Worldwide Semiconductor Foundry Market Grew 16.2% in 2012 (Chart 21)
The worldwide semiconductor foundry market totaled $34.6 billion in 2012, a 16.2% increase from 2011, according to final results by Gartner, Inc.
"2012 was the first year that the semiconductor revenue for mobile devices surpassed that of PCs and notebooks," said Samuel Wang, research vice president at Gartner. "It also marked the first year that advanced technology for mobile applications drove the foundry revenue. Furthermore, 2012 saw not only major foundries improve the yield of 28 nanometer (nm) technology, but also many foundries fine-tuned the device performance of legacy nodes."
Fabless Suppliers Play Increasing Role in IC Market (Chart 22)
Unlike the relatively close annual market growth relationship between fabless IC suppliers and foundries, fabless IC company sales growth versus IDM (integrated device manufacturer) IC supplier growth has typically been very different. Except for 2010, fabless company IC sales growth has always outpaced IDM IC sales growth (or the decline was less severe). In 2010, for the first and only time on record, IDM IC sales growth (35%) outpaced fabless IC company sales growth (29%).
Fabless IC companies have been increasing their share of the total IC market. In 2012, fabless IC suppliers represented 27.8% of worldwide IC sales, a new record high.

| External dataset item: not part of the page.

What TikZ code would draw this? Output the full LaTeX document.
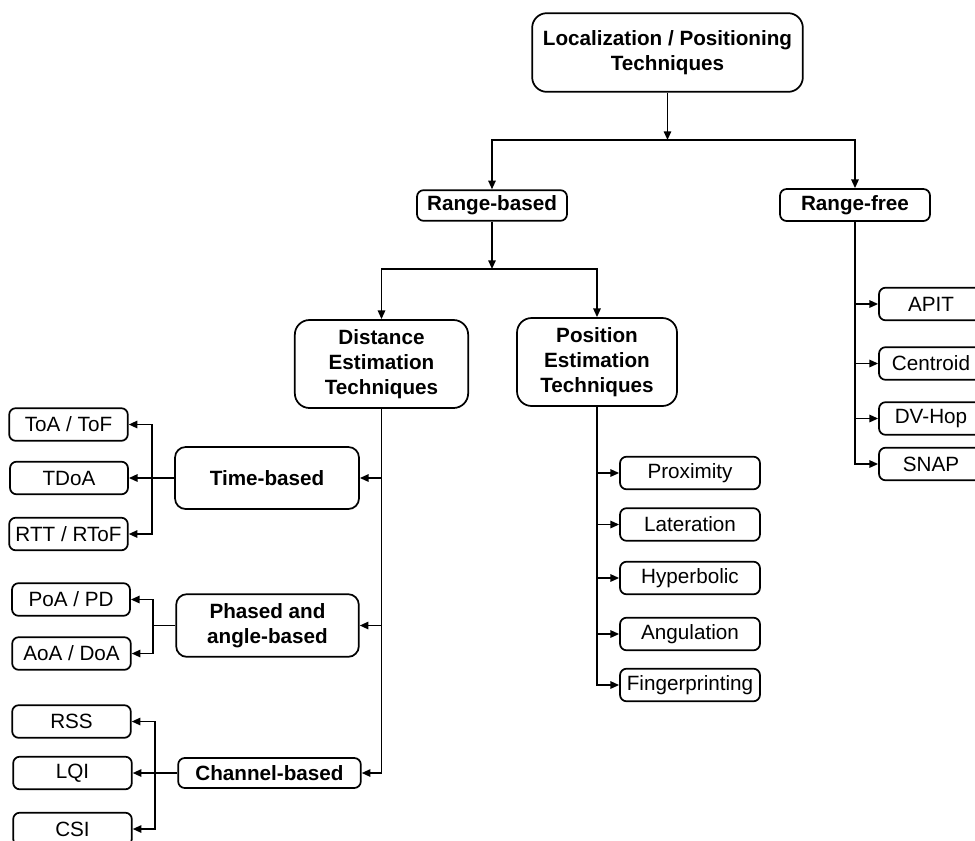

IC Insights forecasts that, in 2017, fabless IC companies will command at least one-third (33%) of the total IC market, especially if more large companies like IDT, LSI, Agere, and AMD become fabless over the next five years. Over the long-term, IC Insights believes that fabless IC suppliers, and the IC foundries that serve them, will continue to become a stronger force in the total IC industry.